Iyanla Vanzant has many titles: author, television personality, Yoruba spiritual leader. Now we can add sanctimonious slut-shamer to this list.

In the latest episode of her show, Fix My Life, Vanzant counsels two sisters from San Antonio whose relationship is suffering because of some traumatizing childhood episodes. Here's the brief explanation from OWN:

Iyanla has traveled to San Antonio to meet two sisters in crisis, Barbara and Geneva. Barbara grew up affluently with her aunt and uncle. Geneva was raised by their mother in poverty. At 17, Barbara invited her younger sister to come live with her, but a rift formed between the sisters after Barbara learned Geneva was sleeping with Barbara's boyfriend, who fathered two of Geneva's four children. Now, Iyanla wants to get Geneva's side of the story. Watch as she shares a family secret with Iyanla and opens up about what her sister taught her about being a woman.
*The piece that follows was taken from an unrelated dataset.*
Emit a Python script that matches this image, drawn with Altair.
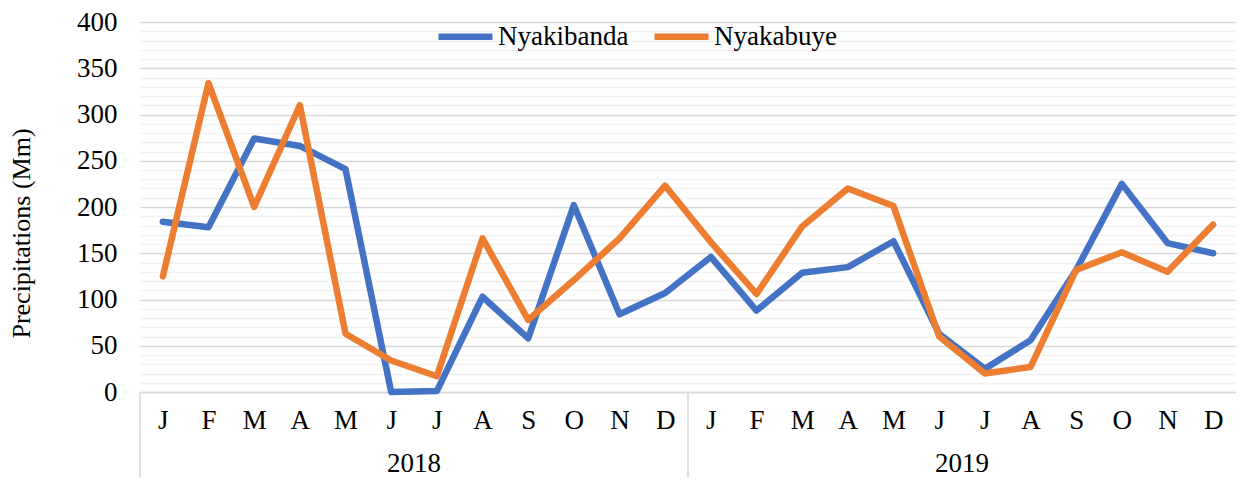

Right. One sister (Geneva) had two children with the other's (Barbara) boyfriend, the first of whom Geneva had when she was 16. When Vanzant presses Geneva for details, she goes on to explain how her sister's boyfriend assaulted her.

"Did her boyfriend give you money to lay up with him?" Vanzant asked. Geneva said yes.

"You were hoeing!" Vanzant screamed. It was a loud, screechy scream. Fast-forward to 2:03 to watch the slut-shaming begin.

A Woman Reveals Her Divisive Family Secret to Iyanla

Wait, what? A grown man manipulates a 16-year-old, who cannot legally consent to sex, by buying her school clothes and giving her money, and she's "hoeing"? I don't get it.

What's worse? No one cared! There were no calls for Vanzant to apologize, no write-ups about this strange occurrence in which a woman tries to help another women "heal" on national television by calling her a whore.

What Geneva described is assault. There's no guesswork there. How the Internet let this one slide under the radar is perplexing. Vanzant did go on to sympathize with her, acknowledging that Geneva had, in fact, been raped, but we still motion to have Vanzant sanctioned for slut-shaming. Can we suspend her "new-age spiritual leader" license for 90 days?